Hell's Cartographer

1995 was a bad year for sf and fantasy. We lost Roger Zelazny. We lost Michael Ende of Neverending Story fame. We lost John Brunner. Also gone are Ian Ballantine, who co-founded the major US sf/fantasy publisher Ballantine Books; editor Charles Monteith, moving spirit of the once-great Faber sf list; British sf author Christopher Hodder-Williams; and too many others who weren't so famous but still held the sf community together.

It was such a bad year that I kept remembering a certain borderline-sf novel that's haunted by the idea of passing through a lethal node of time, a zone ruled by death. This 1966 novel is called The Anti-Death League – and shortly after I'd quoted it to friends, its author Sir Kingsley Amis was dead too. Most unsettling. Statisticians know that deaths can be expected to come in clusters. Our emotions know the exact opposite.

Amis was a major British novelist by any standards (his Booker Prize for The Old Devils was richly deserved), and the usual media obituaries gave him a good send-off. Even the most snobbish eulogist could hardly ignore Amis's fondness for popular fiction, but some of them still managed to downplay his lifelong interests. He liked and wrote spy stories (including one James Bond novel), detective puzzles, supernatural horror and science fiction.

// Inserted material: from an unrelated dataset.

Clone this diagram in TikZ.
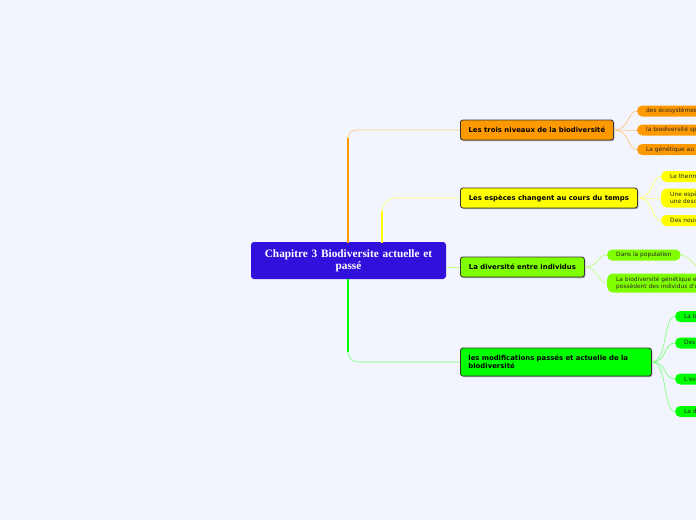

Even his 'respectable' comic novels were unsnobbish about sf. Characters reckon it's normal to read sf magazines. In his Ending Up, a blackly funny tale of senile delinquency, someone hunts for the perfect image of what it's like to visit appalling relatives: 'Do you know that SF story where the space pilots or something do six hours on and six months off because it's so shagging? Cordwainer Smith, that's right. I thought he was overdoing it rather until I turned up here today.'

Much earlier, in the 1950s, Amis was invited to give a series of critical lectures at Princeton University, USA. To general amazement he chose sf for his subject, and expanded the lectures into a witty little volume which was very nearly the first major book of sf criticism: New Maps of Hell. It's dated now (the introduction mentions Brian Aldiss as a really promising newcomer), but still highly enjoyable. Gollancz produced a British edition in 1961, and were inspired to publish many of the authors praised in its pages. Of course the Gollancz sf list is still well known, and it's all Amis's fault....

Another helping hand for sf was the meaty 1960s Spectrum anthology series, co-edited by Amis and Robert Conquest. Amis himself wrote a few short sf and fantasy stories, and two reasonably good sf novels. The Alteration follows the well-known alternative history tradition, with Britain under repressive Catholic rule. Russian Hide and Seek is a near-future dystopia (somewhat less plausible now than in 1980) showing Britain under repressive post-communist Russian rule. This earned Amis a terrific telling-off from Margaret Thatcher, who like so many important people was too dim to realize the difference between fiction and prophecy. 'Can't you do any better than that?' she shrieked. 'Get yourself another crystal ball!'

His best genre novel is surely The Green Man, a supernatural horror story which is also wickedly comic. The narrator is a typical Amis hero ... ageing, unheroic, caddish, highly entertaining, and over-fond of sex and booze. In fact he's on the edge of alcoholism, making him the perfect tool for the spirit of an ambitious and sadistic 17th-century magician who wants to make a come-back. When your memory's dodgy and you may at any moment see pink lizards crawling up the walls, who's going to believe your reports of horrid astral attacks? This leads to a light-hearted yet deeply chilling interview with God, who regards the whole thing as a bit of a game and expects the frazzled, hungover hero to deal all by himself with the magician and his repulsive woodland golem. Fine, creepy stuff.

In his later years, Amis was notoriously a curmudgeon – but there was nothing grumpy about the speed and enthusiasm with which he wrote a new appreciation of Robert Sheckley when I begged this favour for a convention souvenir book. He did often grumble about what had befallen sf in the hands of the dread academics whose attention he'd first attracted with New Maps of Hell. Maybe he was right.

Overall, Kingsley Amis was a seriously funny author who did much for sf and wrote many novels of all kinds that stand up to re-reading. It was a bad year.